Strength is a character's physical power. The d20 SRD defines Strength by "Strength measures your character’s muscle and physical power."
Alternate names: Physique, Muscle (Toon).
Human Gender Differences in Strength in the Real World[edit | edit source]
Men and woman, on average, possess slightly different characteristics in how their muscles develop. However, men have significantly greater muscle mass, especially in the upper body. In most RPGs, the differences are too trivial to define categorically. However, in some RPGs the distinction might be useful to make if the game aims for great realism and the game system is able to make very specific distinctions. Defining gender differences raises the issue of which gender to use as the baseline.
In D&D Third Edition terms, gender differences probably account for one point or less of Strength (usually less than +1 point of modifier). However, men might realistically enjoy a two or three point advantage for the purposes of encumbrance, grappling, and throwing objects.

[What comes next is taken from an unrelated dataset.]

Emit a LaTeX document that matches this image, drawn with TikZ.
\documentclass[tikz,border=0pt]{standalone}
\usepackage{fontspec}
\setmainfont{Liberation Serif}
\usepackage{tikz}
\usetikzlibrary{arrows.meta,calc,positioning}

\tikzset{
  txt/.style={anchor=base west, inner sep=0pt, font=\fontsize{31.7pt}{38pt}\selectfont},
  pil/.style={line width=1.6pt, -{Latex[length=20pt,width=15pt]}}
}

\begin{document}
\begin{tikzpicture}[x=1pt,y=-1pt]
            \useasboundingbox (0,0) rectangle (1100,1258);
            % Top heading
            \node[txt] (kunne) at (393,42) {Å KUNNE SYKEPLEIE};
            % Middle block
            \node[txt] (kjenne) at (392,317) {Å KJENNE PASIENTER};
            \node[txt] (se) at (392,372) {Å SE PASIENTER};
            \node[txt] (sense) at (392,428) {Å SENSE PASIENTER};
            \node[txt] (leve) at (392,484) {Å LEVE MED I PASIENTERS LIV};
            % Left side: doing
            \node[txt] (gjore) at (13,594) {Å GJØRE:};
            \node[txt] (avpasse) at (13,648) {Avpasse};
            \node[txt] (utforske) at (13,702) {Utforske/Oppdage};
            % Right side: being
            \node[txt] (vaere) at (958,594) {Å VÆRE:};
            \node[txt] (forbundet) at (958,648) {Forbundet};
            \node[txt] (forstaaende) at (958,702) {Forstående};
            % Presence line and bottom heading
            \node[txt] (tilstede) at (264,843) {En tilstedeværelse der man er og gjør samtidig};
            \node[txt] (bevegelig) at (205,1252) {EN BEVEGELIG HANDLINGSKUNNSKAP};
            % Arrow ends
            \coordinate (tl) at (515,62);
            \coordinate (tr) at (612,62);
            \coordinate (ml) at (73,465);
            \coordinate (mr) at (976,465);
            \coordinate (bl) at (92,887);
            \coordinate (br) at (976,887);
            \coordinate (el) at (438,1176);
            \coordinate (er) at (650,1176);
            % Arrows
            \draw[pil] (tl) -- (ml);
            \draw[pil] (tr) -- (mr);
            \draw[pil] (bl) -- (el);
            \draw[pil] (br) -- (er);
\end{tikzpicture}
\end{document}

Because of the necessarily abstract nature of attributes, "realism" can be a difficult test to establish.
What Strength Really Measures in an RPG[edit | edit source]

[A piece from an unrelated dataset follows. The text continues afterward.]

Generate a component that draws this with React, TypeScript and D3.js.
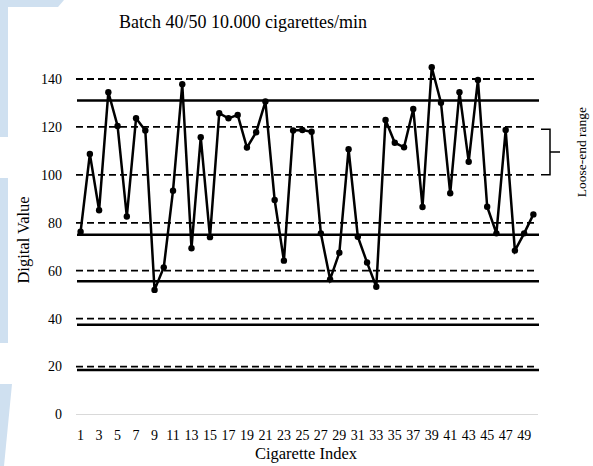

In D&D, Strength affects a character's performance in melee combat, thrown weapon damage, lifting and encumbrance, and skills such as Climb and Jump. Because it controls so many athletic activities, Strength might be thought of as encompassing power, "twitch muscle," muscle memory, and agility. Lifting and encumbrance is probably one of its least important functions, rarely referenced in game, so Strength can be considered as only secondarily brute lifting power. Relatively Large or Small creatures have much more significant differences than do characters with different Strength scores.